In Turin, the second northern city, where the League was excluded from the run-off amid furious charges by Mr Bossi of foul play, Valentino Castellani, a moderate candidate backed by the electoral reformer Mario Segni, the former Communists and Greens, came from behind to beat an experienced former mayor, Diego Novelli at the head of an alliance composed of La Rete, the hard-line Communists, pensioners and other Greens. Projections surprisingly gave Mr Castellani nearly nearly 57 per cent compared with around 43 per cent for Mr Novelli. Mr Segni, who is trying to create a broad-based, Anglo-saxon- style progressive party, said joyfully that this showed his was a 'winning line . . . it shows we are beginning to build.'

Mr Bossi, alleging ballot-rigging, has demanded that the Turin elections be annulled and called Turin magistrates 'criminals' who should be in prison because the case was, in his view, not being dealt with fast enough.

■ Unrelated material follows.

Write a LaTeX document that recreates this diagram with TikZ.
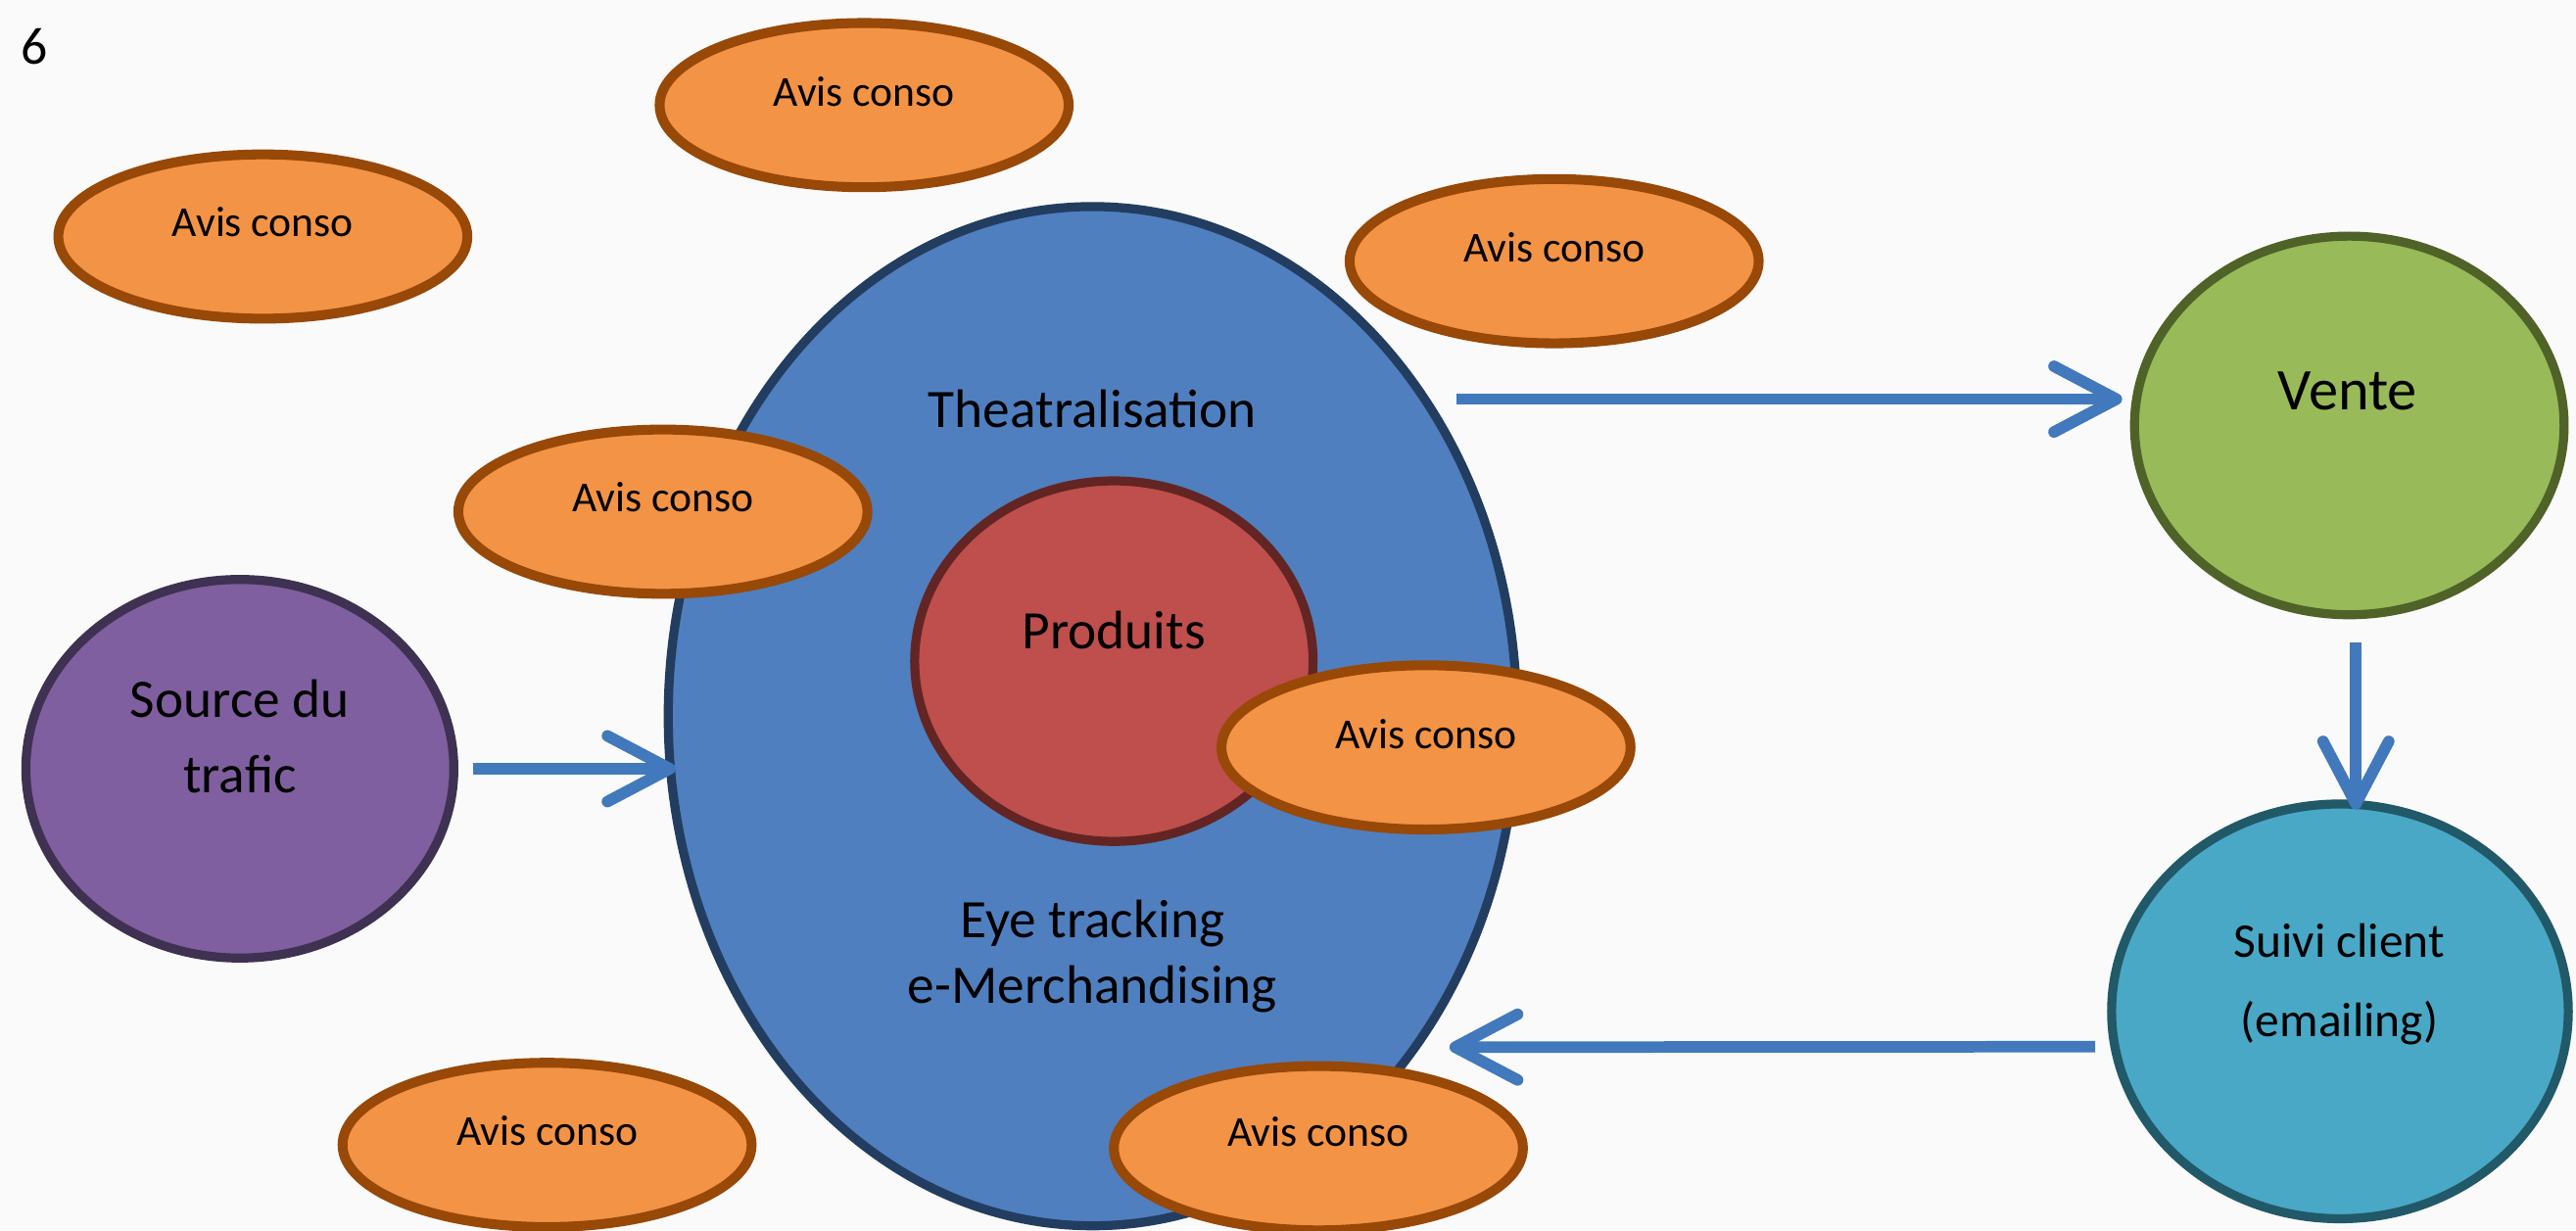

Further projections confirmed that the former Communist Democratic Party of the Left (PDS) is now the strongest party in central Italy, winning key cities such as Ravenna, Siena and Ancona. In the Sicilian city of Catania, the third most important city voting yesterday, pollsters were unable to detect who was ahead; Enzo Bianco, supported by Mr Segni, the former Communists, Republicans and Greens, or Claudio Fava, backed by the hard-line Communists and La Rete.

These elections were the first in half a century in which Italians could vote directly for their mayors under new rules designed to break the stranglehold of the parties over local politics and make mayors and councillors directly answerable to the voters. The winners' parties or groupings get a guaranteed majority of 60 per cent in the councils to ensure stability during their four-year term in office.